Add the onions, scallions, garlic to the pot, stirring to mix. Add a pinch of salt and pepper and let the aromatics caramelize but DO NOT BURN. This is really the only dangerous point in this recipe, if the onions burn then the taste of the final sauce will be…you guessed it, kinda burnt and bitter. So be watchful of those onions son.
Next, we’ll deglaze the pot. I choose to deglaze with beef broth over water or wine because I wanted an even stronger and richer meat flavor. Also by using the broth, I’ll supplement some of the salt in this recipe.
Once all of those bits are mixed together you can add the tomatoes, tomato paste and return the seared short ribs to the pot.
Stir to mix, do a quick taste to see if the sauce needs any salt or pepper, then drop the heat to low and WALK AWAY. You’re going to let that sauce cook until the meat not only falls off the bone but becomes indistinguishable from every else in the pot.
Seriously, go play some 2k, read a book or any of the other fantastic lifestyle articles on this website.

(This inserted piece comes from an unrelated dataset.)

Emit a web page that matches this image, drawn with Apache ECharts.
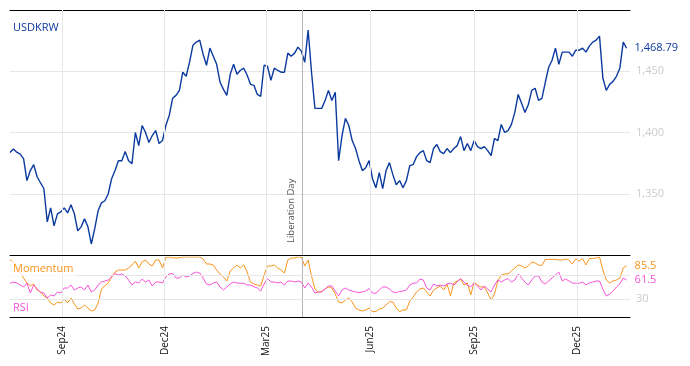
<!DOCTYPE html>
<html><head><meta charset="utf-8">
<script src="https://cdn.jsdelivr.net/npm/echarts@6/dist/echarts.min.js"></script>
<style>html,body{margin:0;padding:0;background:#fff}#c{width:690px;height:366px}</style>
</head><body><div id="c"></div>
<script>
// ---- data ----
const startDate = '2024-07-17';
const stepDays = 3;
const axisMin = '2024-07-17';
const axisMax = '2026-01-17';
const tickDates = ['2024-09-01','2024-12-01','2025-03-01','2025-06-01','2025-09-01','2025-12-01'];
const tickLabels = ['Sep24','Dec24','Mar25','Jun25','Sep25','Dec25'];
const eventDate = '2025-04-02';
const eventLabel = 'Liberation Day';
const seriesNames = ['USDKRW','Momentum','RSI'];
const lastLabels = ['1,468.79','85.5','61.5'];
const rsiLevels = [30, 70];

const usdkrw = [1383.6,1386.5,1383.9,1382.4,1378.7,1360.7,1368.9,1373.8,1363.9,1359,
1354.1,1327,1338.5,1323.8,1333.6,1335.2,1338.5,1334.4,1341,1333.6,
1319.7,1323,1329.5,1323,1309,1321.3,1336.1,1342.6,1344.3,1350,
1362.3,1368.9,1377,1377,1384.4,1377,1374.6,1400,1389.3,1405.7,
1400,1391.8,1397.5,1401.6,1391,1393.4,1405.7,1413.9,1427.9,1430.3,
1434.4,1449.2,1445.9,1457.4,1471.3,1473.8,1475.4,1463.9,1454.9,1468.9,
1462.3,1455.7,1441,1435.2,1430.3,1447.5,1455.7,1447.5,1450.8,1452.5,
1446.7,1439.3,1438.5,1431.1,1429.5,1454.9,1454.1,1442.6,1452.5,1450.8,
1449.2,1449.2,1464.8,1462.3,1464.8,1469.7,1466.4,1457.4,1483.6,1449.2,
1419.7,1419.7,1419.7,1426.2,1434.4,1426.2,1432.8,1377,1397.5,1411.5,
1405.7,1393.4,1386.9,1377,1368.9,1371.3,1377,1362.3,1354.9,1367.2,
1354.1,1368.9,1375.4,1365.6,1357.4,1360.7,1354.9,1360.7,1373,1373.8,
1380.3,1383.6,1385.2,1377,1375.4,1386.9,1390.2,1384.4,1382.8,1386.9,
1383.6,1386.9,1389.3,1396.7,1385.2,1391,1385.2,1393.4,1388.5,1386.9,
1388.5,1385.2,1381.1,1395.1,1393.4,1406.6,1400,1401.6,1406.6,1416.4,
1431.1,1423.8,1416.4,1422.9,1434.4,1436.1,1426.2,1427.9,1441,1453.3,
1459,1468.9,1455.7,1465.6,1465.6,1465.6,1462.3,1467.2,1467.2,1468.9,
1465.6,1470.5,1473.8,1475.4,1478.7,1444.3,1434.4,1439.3,1441.8,1445.9,
1452.5,1473.8,1468.79];

const momentum = [95,91.7,85,75,65,56.7,52,55,45,41.7,
35,31.7,23.3,20,25,23.3,30,23.3,31.7,21.7,
13.3,15,20,15,10,11.7,23.3,46.7,51.7,56.7,
66.7,75,78.3,78.3,78.3,81.7,86.7,93.3,81.7,91.7,
95,88.3,85,95,95,81.7,99,100,99,98,
99,100,100,100,100,100,100,96.7,88.3,88.3,
86.7,78.3,71.7,66.7,60,76.7,81.7,86.7,81.7,86.7,
75,58.3,55,53.3,51.7,70,85,85,86.7,81.7,
78.3,73.3,95,98.3,98.3,100,100,85,95,68.3,
46.7,41.7,41.7,46.7,50,48.3,38.3,25,23.3,28.3,
31.7,25,15,11.7,10,11.7,15,8.8,9.2,13.3,
15,20,25.5,25,15,8.8,11.7,11.7,26.7,33.3,
41.7,46.7,48.3,41.7,35,45,48.3,51.7,45,55,
35,56.7,60,63.3,53.3,56.7,36.7,58.3,53.3,50,
50,40,28.3,38.3,60,70,71.7,71.7,76.7,81.7,
86.7,85,81.7,85,91.7,90,86.7,85.8,95.8,96,
96,96,95,95,96.7,95,88.3,96.7,93.3,97.5,
86.7,97.5,97.5,98.3,100,78.3,61.7,56.7,60,61.7,
65,81.7,85.5];

const rsi = [56.2,58.3,56.7,53.3,50,56.7,40,53.3,46.7,41.7,
40,31.7,36.7,35,41.7,40,48.3,48.3,53.3,45,
48.3,50,45,53.3,41.7,45,53.3,58.3,60,61.7,
66.7,72.5,70,71.7,68.3,61.7,53.3,58.3,56.7,63.3,
58.3,61.7,51.7,58.3,58.3,56.7,66.7,71.7,72.5,65,
65,70,66.7,68.3,72.5,75,73.3,65,55,53.3,
56.7,58.3,50,45,50,55,58.3,56.7,56.2,56.2,
53.3,53.3,50.5,48.3,43.3,55,64.2,58.3,58.3,56.7,
58.3,53.3,60,60,58.3,60,58.3,48.3,56.7,50,
40,41.7,42.2,46.7,51.7,51.7,43.3,35,45,48.3,
45,43.3,41.7,40.8,41.7,43.3,47.5,40,39.5,45,
50,50,46.7,41.7,40.8,42.5,43.3,45,53.3,56.2,
56.7,63.3,61.7,48.3,45,55,51.7,53.3,51.7,55,
56.7,53.3,58.3,64.2,58.3,53.3,50,56.7,51.7,45,
51.7,46.7,41.7,53.3,61.7,58.3,61.7,64.2,58.3,61.7,
71.7,65,58.3,53.3,61.7,68.3,68.3,58.3,55,60,
65,70,75,60,63.3,60,56.7,56.2,56.2,58.3,
53.3,56.7,58.3,60,60,46.7,35,38.3,43.3,50,
55,65,61.5];

// ---- build ----
const FONT = 'Open Sans';
const BLUE = '#0b3a9f', ORANGE = '#f7941d', PINK = '#f752d8', GRID = '#e6e6e6';
function ts(s){ const p = s.split('-').map(Number); return Date.UTC(p[0], p[1]-1, p[2]); }
const t0 = ts(startDate);
const dates = usdkrw.map((_, i) => t0 + i * stepDays * 86400000);
const pair = arr => arr.map((v, i) => [dates[i], v]);
const tickTs = tickDates.map(ts);

function xAxisFor(gridIndex, withLabels) {
  return {
    type: 'value', gridIndex, min: ts(axisMin), max: ts(axisMax),
    axisLine: { show: true, onZero: false, lineStyle: { color: '#000', width: 1 } },
    axisTick: { show: true, inside: true, length: 5, lineStyle: { color: '#000' }, customValues: tickTs },
    axisLabel: {
      show: withLabels, customValues: tickTs, rotate: 90, margin: 9,
      color: '#111', fontSize: 10, fontFamily: FONT,
      formatter: v => { const k = tickTs.indexOf(+v); return k >= 0 ? tickLabels[k] : ''; }
    },
    splitLine: { show: false }
  };
}

const vLines = (withEvent) => {
  const d = tickTs.map(t => ({ xAxis: t, lineStyle: { color: GRID, width: 1, type: 'solid' }, label: { show: false } }));
  d.push({
    xAxis: ts(eventDate), lineStyle: { color: '#b4b4b4', width: 1, type: 'solid' },
    label: withEvent ? {
      show: true, formatter: eventLabel, position: 'insideStartTop', distance: [12, 6],
      color: '#555', fontSize: 9.5, fontFamily: FONT
    } : { show: false }
  });
  return d;
};

const option = {
  animation: false,
  textStyle: { fontFamily: FONT },
  title: [
    { text: seriesNames[0], left: 10, top: 19, padding: [3, 3], backgroundColor: '#fff',
      textStyle: { fontSize: 11, fontWeight: 'normal', color: BLUE, fontFamily: FONT } },
    { text: seriesNames[1], left: 10, top: 261, padding: [2, 3], backgroundColor: 'rgba(255,255,255,0.7)',
      textStyle: { fontSize: 11, fontWeight: 'normal', color: ORANGE, fontFamily: FONT } },
    { text: seriesNames[2], left: 10, top: 300, padding: [2, 3], backgroundColor: 'rgba(255,255,255,0.7)',
      textStyle: { fontSize: 11, fontWeight: 'normal', color: PINK, fontFamily: FONT } }
  ],
  grid: [
    { left: 10, right: 60, top: 10, height: 245 },
    { left: 10, right: 60, top: 257, height: 60 }
  ],
  xAxis: [
    xAxisFor(0, false),
    xAxisFor(1, true),
    { type: 'value', gridIndex: 0, position: 'top', min: ts(axisMin), max: ts(axisMax),
      axisLine: { show: true, onZero: false, lineStyle: { color: '#000', width: 1 } },
      axisTick: { show: false }, axisLabel: { show: false }, splitLine: { show: false } }
  ],
  yAxis: [
    { type: 'value', gridIndex: 0, position: 'right', min: 1300, max: 1500, interval: 50,
      axisLine: { show: false }, axisTick: { show: false },
      axisLabel: { color: '#cccccc', fontSize: 11, fontFamily: FONT, margin: 6,
        formatter: v => (v === 1300 || v === 1500) ? '' : v.toLocaleString('en-US') },
      splitLine: { lineStyle: { color: GRID, width: 1 } } },
    { type: 'value', gridIndex: 1, position: 'right', min: 0, max: 100, interval: 10,
      axisLine: { show: false }, axisTick: { show: false },
      axisLabel: { color: '#cccccc', fontSize: 11, fontFamily: FONT, margin: 6,
        formatter: v => v === rsiLevels[0] ? String(v) : '' },
      splitLine: { show: false } }
  ],
  series: [
    { type: 'line', name: 'grid-top', xAxisIndex: 0, yAxisIndex: 0, z: 1, silent: true,
      data: pair(usdkrw), showSymbol: false, lineStyle: { opacity: 0 },
      markLine: { silent: true, symbol: 'none', animation: false, data: vLines(true) } },
    { type: 'line', name: 'grid-bottom', xAxisIndex: 1, yAxisIndex: 1, z: 1, silent: true,
      data: pair(rsi), showSymbol: false, lineStyle: { opacity: 0 },
      markLine: { silent: true, symbol: 'none', animation: false,
        data: vLines(false).concat(rsiLevels.map(l => ({ yAxis: l, lineStyle: { color: GRID, width: 1, type: 'solid' }, label: { show: false } }))) } },
    { type: 'line', name: seriesNames[0], xAxisIndex: 0, yAxisIndex: 0, z: 3,
      data: pair(usdkrw), showSymbol: false, symbol: 'none',
      lineStyle: { color: BLUE, width: 1.4 },
      endLabel: { show: true, formatter: lastLabels[0], color: BLUE, fontSize: 11, fontFamily: FONT, distance: 8 } },
    { type: 'line', name: seriesNames[1], xAxisIndex: 1, yAxisIndex: 1, z: 3,
      data: pair(momentum), showSymbol: false, symbol: 'none',
      lineStyle: { color: ORANGE, width: 1 },
      endLabel: { show: true, formatter: lastLabels[1], color: ORANGE, fontSize: 11, fontFamily: FONT, distance: 8 } },
    { type: 'line', name: seriesNames[2], xAxisIndex: 1, yAxisIndex: 1, z: 3,
      data: pair(rsi), showSymbol: false, symbol: 'none',
      lineStyle: { color: PINK, width: 1 },
      endLabel: { show: true, formatter: lastLabels[2], color: PINK, fontSize: 11, fontFamily: FONT, distance: 8 } }
  ]
};
const chart = echarts.init(document.getElementById('c'), null, { renderer: 'canvas' });
chart.setOption(option);
</script></body></html>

Come back to the pot in an hour or so to check on the sauce, add a little water if needed and walk away again until it’s done.
Once the sauce resembles this, then you can begin on your pasta.
I want to say that I chose this artisanal pasta because of the quality of the brand or high-quality ingredients but in reality, I was walking through the grocery store and thought it looked like Sonic the Hedgehog. I have no shame. You can make this recipe with any pasta of your choice, don’t follow me in this regard, I’m a food nerd.
Once your pasta is cooked to your liking, we’re going to tie it together to the sauce so that the two mesh together.
Add the butter to a frying pan over medium high heat, once melted add your pasta along with a splash of the pasta water and a few spoonfuls of the sauce.
By doing this you create a dish where the sauce and pasta flow into each other rather having a sauce that just sits on top of a blandish pasta.
Fill up your plate, pour some sauce on top and grate a bit of Romano cheese over it. Break out your favorite baguette and rip it apart in the French Fashion to sop up all that rich meaty deliciousness.